Реально говоря, более точным было бы противопоставление фабульной и бесфабульной литературы. Пресловутая «жанровая» проза – это проза непременно фабульная. Не может быть детектива, фэнтези, дамского или исторического романа, в котором ничего не происходит. Авторы таких книг, может быть, даже и не слыхали о фабуле, но неизменно ее выстраивают, иначе их товар просто не будет принят для реализации.
Фабульность как таковая – это наличие конфликта, завязки и развязки, какого-то количества перипетий, то есть перемен ситуации на сто восемьдесят градусов. Иными словами, это драматический элемент прозаического повествования. Дефицит этого элемента в современной прозе, претендующей на статус элитарной и высоколобой очевиден.
Самое время подумать о том, как соотносятся фабула и мысль – антагонисты они или союзники? Ясно, что главный месседж произведения выражается в сюжете, а фабула по отношению к сюжету является средством, материалом. Однако вызывающая бесфабульность в наши дни стала тормозом для развития прозы.
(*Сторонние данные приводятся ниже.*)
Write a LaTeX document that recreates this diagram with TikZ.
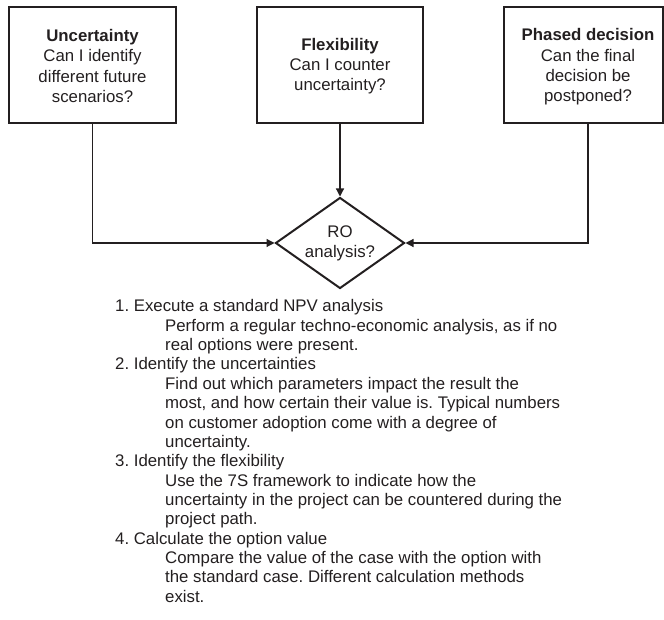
\documentclass[tikz,border=0pt]{standalone}
\usepackage{fontspec}
\setmainfont{Liberation Sans}
\usetikzlibrary{shapes.geometric,arrows.meta}
\definecolor{ink}{HTML}{231F20}
\frenchspacing
\begin{document}
\begin{tikzpicture}[x=1pt,y=-1pt,
  box/.style={draw=ink, line width=2pt, minimum height=116pt, inner sep=0pt},
  btext/.style={align=center, font=\fontsize{16.8}{20.3}\selectfont, text=ink, inner sep=0pt},
  conn/.style={draw=ink, line width=1.2pt, -{Triangle[length=8pt,width=8pt]}},
  listline/.style={anchor=base west, font=\fontsize{16.8}{19.3}\selectfont, text=ink, inner sep=0pt}]
\useasboundingbox (0,0) rectangle (664,620);
% boxes
\node[box, minimum width=167pt] (unc) at (92.5,65) {};
\node[btext] (unct) at (92.5,66) {\textbf{Uncertainty}\\Can I identify\\different future\\scenarios?};
\node[box, minimum width=166pt] (flex) at (340,65) {};
\node[btext] (flext) at (340,66) {\textbf{Flexibility}\\Can I counter\\uncertainty?};
\node[box, minimum width=159pt] (phase) at (583.5,65) {};
\node[btext] (phaset) at (588,67) {\textbf{Phased decision}\\Can the final\\decision be\\postponed?};
% diamond
\node[diamond, draw=ink, line width=2pt, minimum width=129pt, minimum height=91pt, inner sep=0pt, shape aspect=1.4, align=center, font=\fontsize{16.8}{20}\selectfont, text=ink] (ro) at (340,243) {RO\\analysis?};
% connectors
\draw[conn] (unc.south) |- (ro.west);
\draw[conn] (flex.south) -- (ro.north);
\draw[conn] (phaset.center |- phase.south) |- (ro.east);
% list
\node[listline] (l1) at (115,312) {1. Execute a standard NPV analysis};
\node[listline] (l2) at (165,331.33) {Perform a regular techno-economic analysis, as if no};
\node[listline] (l3) at (165,350.67) {real options were present.};
\node[listline] (l4) at (115,370) {2. Identify the uncertainties};
\node[listline] (l5) at (165,389.33) {Find out which parameters impact the result the};
\node[listline] (l6) at (165,408.67) {most, and how certain their value is. Typical numbers};
\node[listline] (l7) at (165,428) {on customer adoption come with a degree of};
\node[listline] (l8) at (165,447.33) {uncertainty.};
\node[listline] (l9) at (115,466.67) {3. Identify the flexibility};
\node[listline] (l10) at (165,486) {Use the 7S framework to indicate how the};
\node[listline] (l11) at (165,505.33) {uncertainty in the project can be countered during the};
\node[listline] (l12) at (165,524.67) {project path.};
\node[listline] (l13) at (115,544) {4. Calculate the option value};
\node[listline] (l14) at (165,563.33) {Compare the value of the case with the option with};
\node[listline] (l15) at (165,582.67) {the standard case. Different calculation methods};
\node[listline] (l16) at (165,602) {exist.};
\end{tikzpicture}
\end{document}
Плодотворным вектором, на мой взгляд, становится активизация фабульного мышления. Это не универсальный рецепт, а конкретный путь к выходу прозы из коммуникативного тупика.
В создании фабулы мысленный элемент присутствует неизбежно: фабула вымышляется – другого способа ее создания нет. Какие здесь есть возможности у прозаика-практика?
Эти три способа могут разным образом комбинироваться, взаимодействовать в пределах одного произведения. Самая невероятная и фантастичная фабула восходит к этим трем источникам.
И любая фабула потенциально смыслоносна. Это заложено в самой природе повествовательного искусства. Событие реальной жизни само по себе никакой мысли в себе не несет. Никакая абстрактная мысль сама по себе не нуждается в представлении в виде события. Связь фабульного события с мыслью, их сравнение между собой существует только в искусстве. А качество этой связи зависит от степени искусности автора.
Посмотрим, как работали с фабулой три самых актуальных для нас сегодня классика литературы ХХ века.
Булгаков, изобретатель абсолютно оригинальных фабул («Роковые яйца», «Собачье сердце»), влиятелен, прежде всего, как создатель многофабульного романа. Попытки построения многопланового произведения, где действие происходит в разные эпохи и в разных странах, не иссякают в наши дни. Однако примеров такого же глубокого взаимоотражения фабульных линий не обнаруживается. Как и «выгранности» в сюжет. Скажем, легендарное «Он не заслужил света, он заслужил покой» не работает в качестве вырванной из контекста цитаты, эта мысль обеспечена фабульной энергией двух линий – Иешуа и Мастера.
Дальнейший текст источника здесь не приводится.